The ability to pick up and take her artwork with her allows Berg to leave no trace, but she indicated that Laguna Beach has left a permanent imprint on her. The “Pyramidion” artist said one of her favorite stretches of the community is the drive into town from Laguna Canyon Road.
With that in mind, it comes as no surprise that the largest pyramid got placed at Main Beach, serving as both a gateway to the canyon on one side and using the expansive Pacific Ocean as its opposite.
“I love that journey through the canyon, seeing all of those rocks up on either side, just the light, even, that comes through that canyon,” Berg said. “I love the idea of coming into town and then seeing a Pyramidion where that canyon landscape and the town meets the beach and that endless horizon of the ocean.
“Each of these locations, I selected really carefully. I wanted the entire exhibition to be walkable because one of my inspirations [for my work], I actually would take hikes. That’s where I take photographs that I work from with my paintings.”
As an example, Berg added that the first time she placed pyramids in the landscape was during an artist residency in Joshua Tree.
Laguna Art Museum executive director Julie Perlin Lee described Berg’s work as a “visual treat” that made her think about how unstable her vision and light can be.
“That was the thing for me that I was just totally intrigued with is just how can we perceive something that it’s a shape, but then sometimes it’s flattened out because of the way the light hit it,” Perlin Lee said.
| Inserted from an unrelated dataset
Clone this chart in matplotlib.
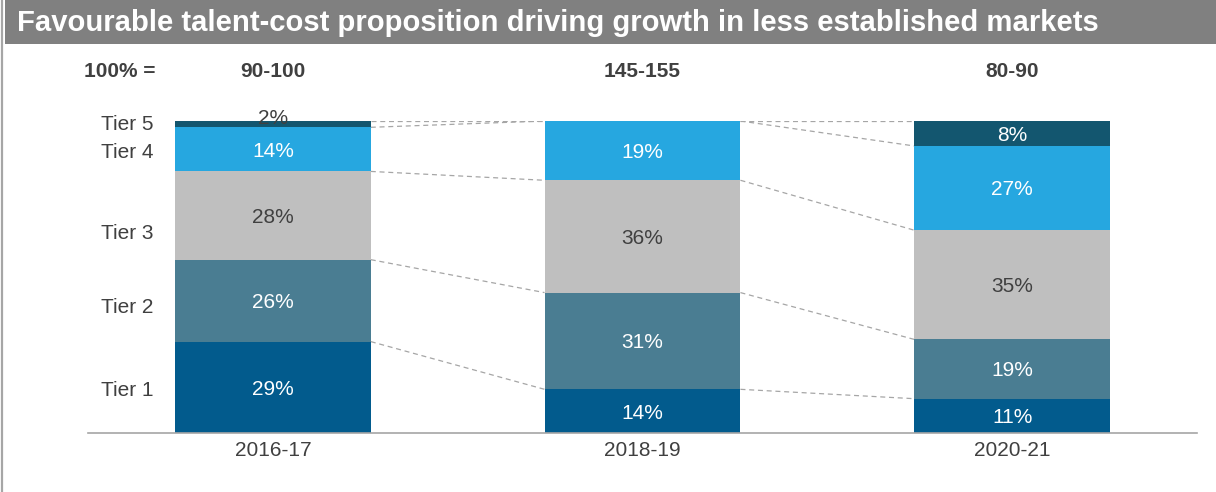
import matplotlib.pyplot as plt
from matplotlib.patches import Rectangle
from matplotlib.lines import Line2D

plt.rcParams['font.family'] = ['Liberation Sans', 'DejaVu Sans']

# data
periods = ['2016-17', '2018-19', '2020-21']
totals = ['90-100', '145-155', '80-90']
tiers = ['Tier 1', 'Tier 2', 'Tier 3', 'Tier 4', 'Tier 5']
tier1 = [29, 14, 11]
tier2 = [26, 31, 19]
tier3 = [28, 36, 35]
tier4 = [14, 19, 27]
tier5 = [2, 0, 8]
# where the tier names sit on the left (share of bar height)
tier_label_pos = [13.6, 40.1, 63.8, 89.8, 98.8]

colors = ['#025B8D', '#4A7D92', '#BFBFBF', '#26A7E0', '#13566F']
text_colors = ['white', 'white', '#404040', 'white', 'white']
TEXT = '#404040'

fig = plt.figure(figsize=(12.16, 4.92), dpi=100)

# title bar and left rule
fig.add_artist(Rectangle((5/1216, 1-44/492), 1, 44/492, transform=fig.transFigure,
						 facecolor='#808080', edgecolor='none'))
fig.add_artist(Line2D([2/1216, 2/1216], [0, 1], transform=fig.transFigure,
					  color='#A6A6A6', lw=1.6))
fig.text(17/1216, 1-23/492, 'Favourable talent-cost proposition driving growth in less established markets',
		 color='white', fontsize=21.1, fontweight='bold', va='center', ha='left')

ax = fig.add_axes([88/1216, 1-433/492, (1197-88)/1216, (433-121)/492])

series = [tier1, tier2, tier3, tier4, tier5]
n = len(periods)
x = list(range(n))
width = 0.53
sums = [sum(s[i] for s in series) for i in range(n)]

bottoms = [0.0] * n
bounds = [[0.0] for _ in range(n)]
for k, s in enumerate(series):
	h = [s[i] * 100.0 / sums[i] for i in range(n)]
	ax.bar(x, h, width=width, bottom=bottoms, color=colors[k], edgecolor='none')
	for i in range(n):
		if s[i] == 0:
			continue
		if h[i] < 4:
			ax.text(x[i], bottoms[i] + h[i] - 2.2, '%d%%' % s[i], ha='center', va='bottom',
					fontsize=15, color=TEXT)
		else:
			ax.text(x[i], bottoms[i] + h[i] / 2 - 0.6, '%d%%' % s[i], ha='center', va='center',
					fontsize=15, color=text_colors[k])
	bottoms = [bottoms[i] + h[i] for i in range(n)]
	for i in range(n):
		bounds[i].append(bottoms[i])

# dashed connectors between neighbouring bars
for i in range(n - 1):
	for b0, b1 in zip(bounds[i][1:], bounds[i + 1][1:]):
		ax.plot([x[i] + width / 2, x[i + 1] - width / 2], [b0, b1],
				color='#A6A6A6', lw=0.9, ls=(0, (4, 3)), zorder=0)

ax.set_xlim(-0.5, 2.5)
ax.set_ylim(0, 100)
ax.set_xticks(x)
ax.set_xticklabels(periods, fontsize=15, color=TEXT)
ax.set_yticks([])
ax.tick_params(length=0, axis='x', pad=6)
for sp in ['top', 'right', 'left']:
	ax.spines[sp].set_visible(False)
ax.spines['bottom'].set_color('#A6A6A6')
ax.spines['bottom'].set_linewidth(1.2)

# tier names on the left
for name, yp in zip(tiers, tier_label_pos):
	ax.text(-0.322, yp, name, ha='right', va='center', fontsize=15, color=TEXT)

# 100% = row
for i in range(n):
	ax.text(x[i], 115.8, totals[i], ha='center', va='center', fontsize=15,
			fontweight='bold', color=TEXT)
ax.text(-0.414, 115.8, '100% =', ha='center', va='center', fontsize=15,
		fontweight='bold', color=TEXT)

fig.savefig('out.png', dpi=100)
For the past decade, Laguna Art Museum has piqued the public’s curiosity about the surrounding natural world through its Art and Nature Festival.
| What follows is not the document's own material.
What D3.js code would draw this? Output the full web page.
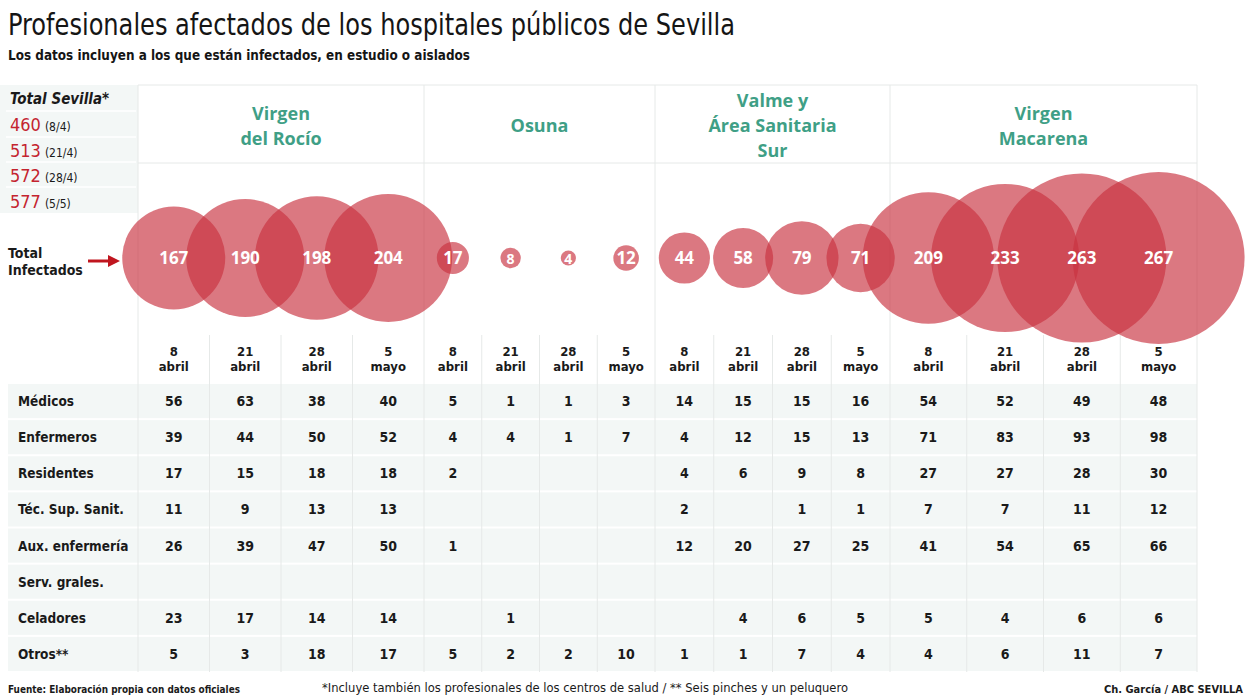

The 10th annual event featured four exhibits, all of which will be on view at the museum through February. It included the return of Rebeca Méndez with a video art installation called “The Sea Around Us.” The UCLA design media arts professor also exhibited in the festival the year prior with “Any-Instant-Whatever,” a project that captured time-slice video of the Los Angeles sky.
Robert Young’s “The Big One,” a depiction of an underwater scene believed to be the largest painting ever created in Laguna Beach, and “Five Summer Stories: The Exhibition” are also on view at the museum. The latter represents a collaboration with the Coast Film Festival, which is celebrating the 50th anniversary of the “Five Summer Stories” surf documentary.
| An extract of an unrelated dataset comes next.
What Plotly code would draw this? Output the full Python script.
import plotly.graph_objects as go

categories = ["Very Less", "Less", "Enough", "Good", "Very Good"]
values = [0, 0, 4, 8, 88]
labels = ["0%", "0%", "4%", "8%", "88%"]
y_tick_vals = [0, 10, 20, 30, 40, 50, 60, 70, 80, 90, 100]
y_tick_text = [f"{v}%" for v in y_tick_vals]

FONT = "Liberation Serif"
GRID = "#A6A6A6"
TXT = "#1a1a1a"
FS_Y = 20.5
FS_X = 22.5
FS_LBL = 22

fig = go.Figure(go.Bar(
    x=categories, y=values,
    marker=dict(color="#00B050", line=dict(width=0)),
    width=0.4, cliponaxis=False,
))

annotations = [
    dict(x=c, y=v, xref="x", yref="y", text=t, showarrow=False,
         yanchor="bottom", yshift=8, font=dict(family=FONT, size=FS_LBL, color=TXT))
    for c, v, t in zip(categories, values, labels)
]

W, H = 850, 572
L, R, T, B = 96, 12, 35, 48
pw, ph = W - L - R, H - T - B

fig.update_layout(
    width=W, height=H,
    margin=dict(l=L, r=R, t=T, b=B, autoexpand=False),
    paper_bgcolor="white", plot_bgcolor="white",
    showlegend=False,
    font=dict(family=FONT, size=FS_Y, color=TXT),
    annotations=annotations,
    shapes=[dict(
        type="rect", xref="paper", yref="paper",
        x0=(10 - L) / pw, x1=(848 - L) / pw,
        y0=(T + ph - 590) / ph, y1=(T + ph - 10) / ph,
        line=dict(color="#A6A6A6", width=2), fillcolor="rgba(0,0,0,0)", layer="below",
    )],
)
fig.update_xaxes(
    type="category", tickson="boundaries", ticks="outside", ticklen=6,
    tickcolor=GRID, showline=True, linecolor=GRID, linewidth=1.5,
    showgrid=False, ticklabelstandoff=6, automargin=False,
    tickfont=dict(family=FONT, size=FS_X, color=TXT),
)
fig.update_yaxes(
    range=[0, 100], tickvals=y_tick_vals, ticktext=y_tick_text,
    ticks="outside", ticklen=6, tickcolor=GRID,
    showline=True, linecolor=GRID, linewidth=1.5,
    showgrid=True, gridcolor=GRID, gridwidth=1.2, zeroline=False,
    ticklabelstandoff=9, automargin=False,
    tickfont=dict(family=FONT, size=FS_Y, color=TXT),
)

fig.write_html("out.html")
Two of Berg’s pyramid sculptures will also remain at the museum into next year.
Perlin Lee said the museum made a big push to spread the news about the festival, including connecting with the Laguna Beach Unified School District.
“We served more than 11,000 people in those four days, and probably a lot more,” Perlin said of the Art and Nature Festival, which ran from Nov. 3 to Nov. 6. “… That’s a huge, huge thing for us, so we’re super excited. Just to put that into perspective, that’s a little less than half the people we saw all of last year.”